**The task:**
Extract every line that includes the string "this".

**Information supplied:**

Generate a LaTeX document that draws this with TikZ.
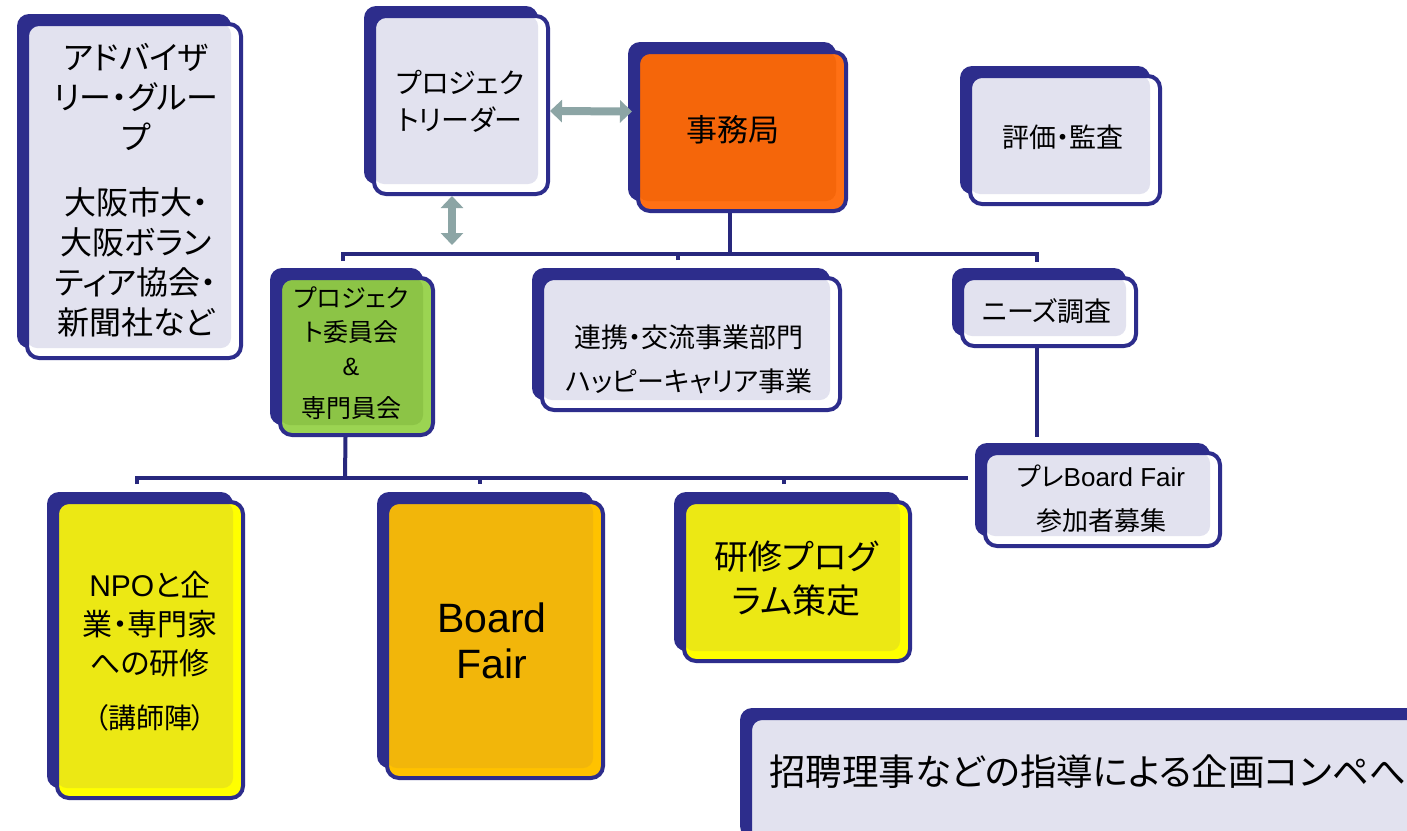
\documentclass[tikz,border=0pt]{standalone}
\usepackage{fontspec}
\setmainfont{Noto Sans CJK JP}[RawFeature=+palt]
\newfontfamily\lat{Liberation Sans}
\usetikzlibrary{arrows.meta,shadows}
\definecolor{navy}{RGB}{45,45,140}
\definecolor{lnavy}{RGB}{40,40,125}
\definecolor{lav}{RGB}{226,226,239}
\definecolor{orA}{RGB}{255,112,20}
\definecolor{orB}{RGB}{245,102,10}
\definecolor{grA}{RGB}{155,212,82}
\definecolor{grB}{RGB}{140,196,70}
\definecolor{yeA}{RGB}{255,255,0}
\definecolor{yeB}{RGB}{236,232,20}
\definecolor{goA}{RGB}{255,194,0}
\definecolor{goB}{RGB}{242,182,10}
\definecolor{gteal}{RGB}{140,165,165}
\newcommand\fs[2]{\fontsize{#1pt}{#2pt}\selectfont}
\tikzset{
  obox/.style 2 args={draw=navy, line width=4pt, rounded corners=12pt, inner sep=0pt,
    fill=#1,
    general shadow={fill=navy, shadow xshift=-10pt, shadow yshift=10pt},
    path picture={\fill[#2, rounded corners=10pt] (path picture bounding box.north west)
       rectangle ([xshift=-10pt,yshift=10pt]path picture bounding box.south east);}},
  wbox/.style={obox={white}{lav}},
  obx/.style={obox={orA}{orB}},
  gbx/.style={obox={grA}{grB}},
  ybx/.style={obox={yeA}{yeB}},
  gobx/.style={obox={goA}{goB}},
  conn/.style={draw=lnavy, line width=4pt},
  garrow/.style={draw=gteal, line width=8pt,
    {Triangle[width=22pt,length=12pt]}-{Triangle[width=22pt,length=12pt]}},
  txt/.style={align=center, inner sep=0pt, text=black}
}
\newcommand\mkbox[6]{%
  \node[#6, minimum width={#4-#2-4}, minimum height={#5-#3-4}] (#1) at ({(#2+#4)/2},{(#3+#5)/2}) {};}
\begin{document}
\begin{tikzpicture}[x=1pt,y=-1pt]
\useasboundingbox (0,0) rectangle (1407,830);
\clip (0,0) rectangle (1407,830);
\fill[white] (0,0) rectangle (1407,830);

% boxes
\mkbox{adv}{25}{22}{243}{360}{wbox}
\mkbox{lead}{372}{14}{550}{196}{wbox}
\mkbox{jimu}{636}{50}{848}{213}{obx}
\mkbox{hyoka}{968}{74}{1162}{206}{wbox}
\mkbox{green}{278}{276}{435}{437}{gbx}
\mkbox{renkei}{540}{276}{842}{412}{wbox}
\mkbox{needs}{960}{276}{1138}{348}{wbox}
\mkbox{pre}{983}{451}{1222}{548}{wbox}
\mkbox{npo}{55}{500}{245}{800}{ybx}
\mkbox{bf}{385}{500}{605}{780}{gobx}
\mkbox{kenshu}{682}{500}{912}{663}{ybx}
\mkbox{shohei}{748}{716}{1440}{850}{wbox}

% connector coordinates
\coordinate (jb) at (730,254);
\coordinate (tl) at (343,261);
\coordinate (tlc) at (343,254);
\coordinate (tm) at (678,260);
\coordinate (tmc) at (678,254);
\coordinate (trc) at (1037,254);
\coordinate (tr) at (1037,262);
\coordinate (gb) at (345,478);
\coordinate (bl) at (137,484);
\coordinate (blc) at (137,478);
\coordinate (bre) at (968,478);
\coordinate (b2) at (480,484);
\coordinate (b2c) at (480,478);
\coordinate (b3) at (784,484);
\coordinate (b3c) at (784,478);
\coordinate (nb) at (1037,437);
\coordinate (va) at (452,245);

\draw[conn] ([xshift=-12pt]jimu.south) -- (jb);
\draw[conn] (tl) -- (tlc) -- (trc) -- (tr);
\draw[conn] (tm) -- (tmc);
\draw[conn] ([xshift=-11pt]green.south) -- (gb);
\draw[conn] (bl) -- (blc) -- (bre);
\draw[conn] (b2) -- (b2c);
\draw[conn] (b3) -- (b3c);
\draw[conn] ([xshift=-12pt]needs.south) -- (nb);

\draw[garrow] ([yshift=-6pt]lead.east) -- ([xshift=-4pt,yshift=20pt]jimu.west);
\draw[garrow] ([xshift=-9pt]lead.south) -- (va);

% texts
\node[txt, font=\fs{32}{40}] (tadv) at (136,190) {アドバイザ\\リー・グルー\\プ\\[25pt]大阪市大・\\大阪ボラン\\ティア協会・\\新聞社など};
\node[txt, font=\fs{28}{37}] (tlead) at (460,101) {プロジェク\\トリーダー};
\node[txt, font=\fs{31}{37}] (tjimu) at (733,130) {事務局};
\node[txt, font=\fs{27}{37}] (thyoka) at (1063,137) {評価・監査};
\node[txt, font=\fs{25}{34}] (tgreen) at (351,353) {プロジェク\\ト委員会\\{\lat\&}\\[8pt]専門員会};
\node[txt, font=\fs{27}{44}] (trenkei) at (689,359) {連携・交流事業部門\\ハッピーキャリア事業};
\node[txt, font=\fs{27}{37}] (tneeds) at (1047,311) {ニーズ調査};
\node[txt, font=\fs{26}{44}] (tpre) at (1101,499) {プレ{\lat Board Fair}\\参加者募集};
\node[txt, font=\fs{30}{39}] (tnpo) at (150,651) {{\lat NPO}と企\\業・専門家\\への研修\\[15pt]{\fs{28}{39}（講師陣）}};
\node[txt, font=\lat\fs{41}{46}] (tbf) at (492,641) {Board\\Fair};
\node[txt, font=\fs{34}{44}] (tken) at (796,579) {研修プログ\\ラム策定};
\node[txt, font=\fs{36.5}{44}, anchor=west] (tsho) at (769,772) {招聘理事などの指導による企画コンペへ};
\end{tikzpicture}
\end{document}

---

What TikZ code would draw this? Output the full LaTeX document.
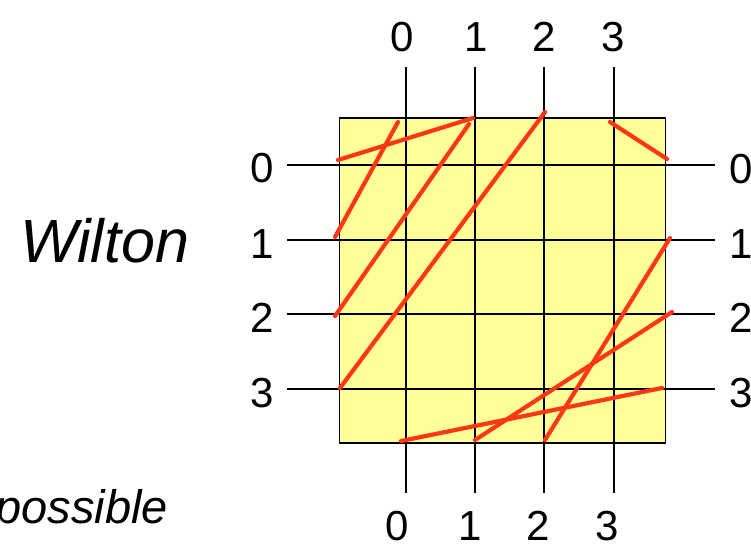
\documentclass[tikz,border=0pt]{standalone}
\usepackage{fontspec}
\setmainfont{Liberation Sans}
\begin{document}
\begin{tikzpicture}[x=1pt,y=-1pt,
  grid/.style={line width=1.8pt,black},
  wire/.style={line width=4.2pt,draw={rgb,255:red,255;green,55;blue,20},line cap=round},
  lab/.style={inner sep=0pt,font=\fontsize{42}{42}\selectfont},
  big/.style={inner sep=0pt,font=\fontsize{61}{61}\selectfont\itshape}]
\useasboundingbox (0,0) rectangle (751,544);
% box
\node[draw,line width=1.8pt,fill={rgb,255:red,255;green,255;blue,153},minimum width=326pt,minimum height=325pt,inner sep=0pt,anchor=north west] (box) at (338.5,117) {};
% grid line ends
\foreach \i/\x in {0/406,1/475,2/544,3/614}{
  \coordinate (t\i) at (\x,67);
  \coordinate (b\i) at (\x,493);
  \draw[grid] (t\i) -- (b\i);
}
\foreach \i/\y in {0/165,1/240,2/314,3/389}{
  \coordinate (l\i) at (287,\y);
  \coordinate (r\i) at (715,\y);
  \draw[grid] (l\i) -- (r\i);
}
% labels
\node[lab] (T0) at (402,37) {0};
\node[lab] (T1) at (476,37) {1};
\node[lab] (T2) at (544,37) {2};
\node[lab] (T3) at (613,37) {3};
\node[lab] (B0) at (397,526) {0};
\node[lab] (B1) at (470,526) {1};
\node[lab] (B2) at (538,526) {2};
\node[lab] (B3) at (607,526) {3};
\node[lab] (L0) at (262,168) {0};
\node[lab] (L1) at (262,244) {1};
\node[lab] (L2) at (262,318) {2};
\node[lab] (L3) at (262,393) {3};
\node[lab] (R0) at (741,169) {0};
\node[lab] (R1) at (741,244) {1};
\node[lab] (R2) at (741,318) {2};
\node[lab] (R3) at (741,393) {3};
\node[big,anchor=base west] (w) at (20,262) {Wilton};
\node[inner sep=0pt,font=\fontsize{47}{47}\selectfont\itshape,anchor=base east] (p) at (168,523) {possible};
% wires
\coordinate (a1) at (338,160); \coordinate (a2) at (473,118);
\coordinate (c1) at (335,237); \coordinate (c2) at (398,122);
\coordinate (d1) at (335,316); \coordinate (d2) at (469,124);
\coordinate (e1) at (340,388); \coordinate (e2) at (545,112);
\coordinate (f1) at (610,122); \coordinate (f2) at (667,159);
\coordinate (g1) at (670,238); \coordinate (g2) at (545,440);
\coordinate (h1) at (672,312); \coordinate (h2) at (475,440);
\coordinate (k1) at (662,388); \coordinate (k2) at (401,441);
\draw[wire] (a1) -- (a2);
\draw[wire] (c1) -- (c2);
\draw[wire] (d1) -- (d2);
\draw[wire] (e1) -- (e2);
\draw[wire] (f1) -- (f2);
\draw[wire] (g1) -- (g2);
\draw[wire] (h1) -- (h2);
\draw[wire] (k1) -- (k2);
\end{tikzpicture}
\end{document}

**Expected answer:**
Generate a LaTeX document that draws this with TikZ.
What TikZ code would draw this? Output the full LaTeX document.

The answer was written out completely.